According to a national study published in 2003, within 3 years nearly 7 out of 10 released males will find themselves back in prison. The study says this happens due to personal and situation characteristics, including the individual’s social environment of peers, family, community, and state-level policies.
The TDJC reports a 60 percent recidivism rate. However, Kairos reports that men who have participated in its program the recidivism rate is reduced to a mere 8 percent. Other than allowing groups like Kairos into the prison, Texas prisons do little to rehabilitate the inmate.
The word Kairos refers to “God’s special time” – a time when an inmate may experience God’s unconditional love for the very first time and given the opportunity to respond to that love with a changed heart.
There is a growing community of Kairos volunteers in the Cedar Creek Lake area with about 18-20 individuals, most from St.
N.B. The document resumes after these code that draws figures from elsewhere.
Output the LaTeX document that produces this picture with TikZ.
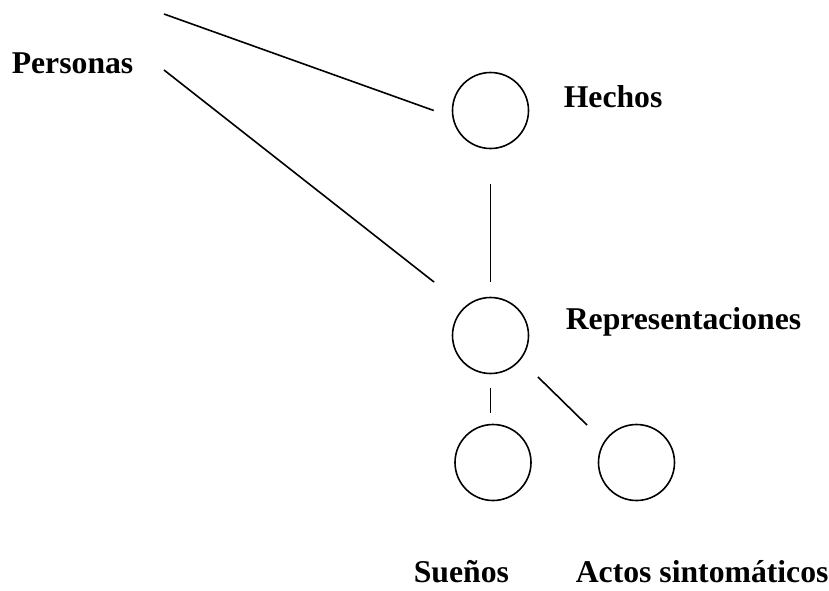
\documentclass[tikz,border=0pt]{standalone}
\usepackage{fontspec}
\setmainfont{Liberation Serif}
\usetikzlibrary{calc}

\begin{document}
\begin{tikzpicture}[x=1pt,y=-1pt,line width=1.6pt]
        \newcommand{\figcircdiam}{76pt}
        \newcommand{\figlblsize}{\fontsize{31.7}{38}\selectfont\bfseries}
        \tikzset{circnode/.style={draw,circle,minimum size=\figcircdiam,inner sep=0pt},
                 lblnode/.style={anchor=base west,inner sep=0pt,font=\figlblsize}}
        \useasboundingbox (0,0) rectangle (829,590);
        % circles
        \node[circnode] (hechos) at (490.5,110.5) {};
        \node[circnode] (repr) at (490.5,335.5) {};
        \node[circnode] (suenos) at (493,462.5) {};
        \node[circnode] (actos) at (636.5,462.5) {};
        % labels
        \node[lblnode] (personas) at (11,73) {Personas};
        \node[lblnode] (lblhechos) at (563,107) {Hechos};
        \node[lblnode] (lblrepr) at (565,329) {Representaciones};
        \node[lblnode] (lblsuenos) at (413,582) {Sueños};
        \node[lblnode] (lblactos) at (575,582) {Actos sintomáticos};
        % lines
        \coordinate (ptop) at (164,14);
        \coordinate (pbot) at (164,70);
        \coordinate (hin) at ($(hechos.west)+(-18,0)$);
        \coordinate (rin) at ($(repr.north west)+(-29,-26)$);
        \coordinate (rout) at ($(repr.south east)+(20,14)$);
        \coordinate (ain) at ($(actos.north west)+(-22,-10)$);
        \draw (ptop) -- (hin);
        \draw (pbot) -- (rin);
        \draw[shorten <=35pt,shorten >=15pt] (hechos) -- (repr);
        \draw[shorten <=14pt,shorten >=11pt] (repr.south) -- (repr.south |- suenos.north);
        \draw (rout) -- (ain);
\end{tikzpicture}
\end{document}
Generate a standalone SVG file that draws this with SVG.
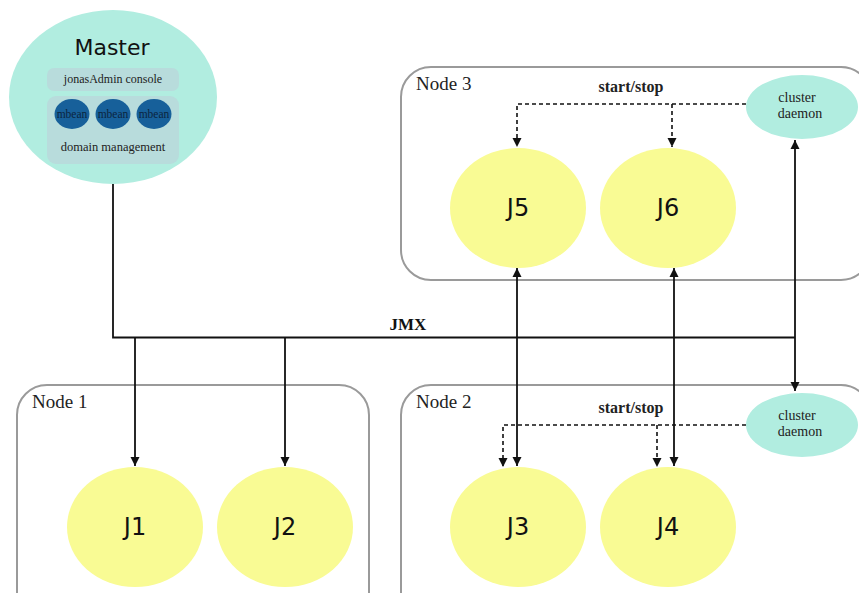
<svg xmlns="http://www.w3.org/2000/svg" width="859" height="593" viewBox="0 0 859 593">
<defs>
<style>
.box{fill:#fff;stroke:#9a9a9a;stroke-width:2}
.jvm{fill:#f9fb94}
.teal{fill:#b1ede0}
.inner{fill:#b8dcdc}
.mb{fill:#17609a}
.sans{font-family:"DejaVu Sans",sans-serif;fill:#111}
.serif{font-family:"Liberation Serif","DejaVu Serif",serif;fill:#222}
.ln{stroke:#111;stroke-width:1.8;fill:none}
.dash{stroke:#111;stroke-width:1.6;fill:none;stroke-dasharray:4 3}
</style>
<marker id="ah" viewBox="0 0 10 10" refX="10" refY="5" markerWidth="9" markerHeight="10" markerUnits="userSpaceOnUse" orient="auto">
<path d="M0,0 L10,5 L0,10 z" fill="#111"/>
</marker>
<marker id="ahs" viewBox="0 0 10 10" refX="10" refY="5" markerWidth="9" markerHeight="10" markerUnits="userSpaceOnUse" orient="auto-start-reverse">
<path d="M0,0 L10,5 L0,10 z" fill="#111"/>
</marker>
</defs>
<rect width="859" height="593" fill="#fff"/>

<g id="node1">
<rect class="box" x="17" y="385" width="352" height="240" rx="30"/>
<text class="serif" x="32" y="408" font-size="19">Node 1</text>
</g>
<g id="node2">
<rect class="box" x="401" y="385" width="470" height="240" rx="30"/>
<text class="serif" x="416" y="408" font-size="19">Node 2</text>
<text class="serif" x="631" y="413" font-size="16" font-weight="bold" text-anchor="middle">start/stop</text>
</g>
<g id="node3">
<rect class="box" x="401" y="67" width="470" height="213" rx="30"/>
<text class="serif" x="416" y="90" font-size="19">Node 3</text>
<text class="serif" x="631" y="92" font-size="16" font-weight="bold" text-anchor="middle">start/stop</text>
</g>

<g id="master">
<ellipse class="teal" cx="113" cy="97" rx="104" ry="87"/>
<text class="sans" x="112" y="55" font-size="22" text-anchor="middle">Master</text>
<rect class="inner" x="47" y="68" width="132" height="23" rx="7"/>
<text class="serif" x="113" y="83" font-size="12" text-anchor="middle">jonasAdmin console</text>
<rect class="inner" x="47" y="96" width="132" height="68" rx="9"/>
<ellipse class="mb" cx="72" cy="114" rx="17.5" ry="15"/>
<ellipse class="mb" cx="113" cy="114" rx="17.5" ry="15"/>
<ellipse class="mb" cx="154" cy="114" rx="17.5" ry="15"/>
<text class="serif" x="72" y="118" font-size="11.5" text-anchor="middle" style="fill:#0b2540">mbean</text>
<text class="serif" x="113" y="118" font-size="11.5" text-anchor="middle" style="fill:#0b2540">mbean</text>
<text class="serif" x="154" y="118" font-size="11.5" text-anchor="middle" style="fill:#0b2540">mbean</text>
<text class="serif" x="113" y="151" font-size="12.5" text-anchor="middle">domain management</text>
</g>

<g id="j1"><ellipse class="jvm" cx="135" cy="527" rx="68" ry="60"/><text class="sans" x="135" y="535" font-size="24" text-anchor="middle">J1</text></g>
<g id="j2"><ellipse class="jvm" cx="285" cy="527" rx="68" ry="60"/><text class="sans" x="285" y="535" font-size="24" text-anchor="middle">J2</text></g>
<g id="j3"><ellipse class="jvm" cx="518" cy="527" rx="68" ry="60"/><text class="sans" x="518" y="535" font-size="24" text-anchor="middle">J3</text></g>
<g id="j4"><ellipse class="jvm" cx="668" cy="527" rx="68" ry="60"/><text class="sans" x="668" y="535" font-size="24" text-anchor="middle">J4</text></g>
<g id="j5"><ellipse class="jvm" cx="518" cy="208" rx="68" ry="60"/><text class="sans" x="518" y="216" font-size="24" text-anchor="middle">J5</text></g>
<g id="j6"><ellipse class="jvm" cx="668" cy="208" rx="68" ry="60"/><text class="sans" x="668" y="216" font-size="24" text-anchor="middle">J6</text></g>

<g id="daemon3">
<ellipse class="teal" cx="802" cy="107" rx="56" ry="32"/>
<text class="serif" x="797" y="102" font-size="14" text-anchor="middle">cluster</text>
<text class="serif" x="800" y="118" font-size="14" text-anchor="middle">daemon</text>
</g>
<g id="daemon2">
<ellipse class="teal" cx="802" cy="425" rx="56" ry="32"/>
<text class="serif" x="797" y="420" font-size="14" text-anchor="middle">cluster</text>
<text class="serif" x="800" y="436" font-size="14" text-anchor="middle">daemon</text>
</g>

<g id="connectors">
<path class="ln" d="M113,184 V337.5 H795"/>
<text class="serif" x="408" y="330" font-size="17" font-weight="bold" text-anchor="middle" style="fill:#111">JMX</text>
<path class="ln" d="M135,337.5 V466" marker-end="url(#ah)"/>
<path class="ln" d="M285,337.5 V466" marker-end="url(#ah)"/>
<path class="ln" d="M517,268 V466" marker-start="url(#ahs)" marker-end="url(#ah)"/>
<path class="ln" d="M674,268 V466" marker-start="url(#ahs)" marker-end="url(#ah)"/>
<path class="ln" d="M795,140 V391" marker-start="url(#ahs)" marker-end="url(#ah)"/>
<path class="dash" d="M746,104 H517 V147" marker-end="url(#ah)"/>
<path class="dash" d="M672,104 V147" marker-end="url(#ah)"/>
<path class="dash" d="M746,425 H503 V467" marker-end="url(#ah)"/>
<path class="dash" d="M657,425 V467" marker-end="url(#ah)"/>
</g>
</svg>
James Episcopal and First United Methodist Church in Mabank.
Team members must raise at least $165 in sponsorship to pay for their hotel stay near the prison and for the food they will serve for a hundred people over the three days.
This ministry gives back to those working in it, however. “Most say this is the most powerful mission work they’ve ever done,” McGlothlin said. “For me, Kairos is a stepping stone for my own spirituality. During a weekend hundreds of people are praying for you. It’s a very cleansing time for all involved.”
In addition to the follow up weekly meetings, the team members hold a summer party, the first Saturday after Independence Day and a Christmas party, the first Saturday in December.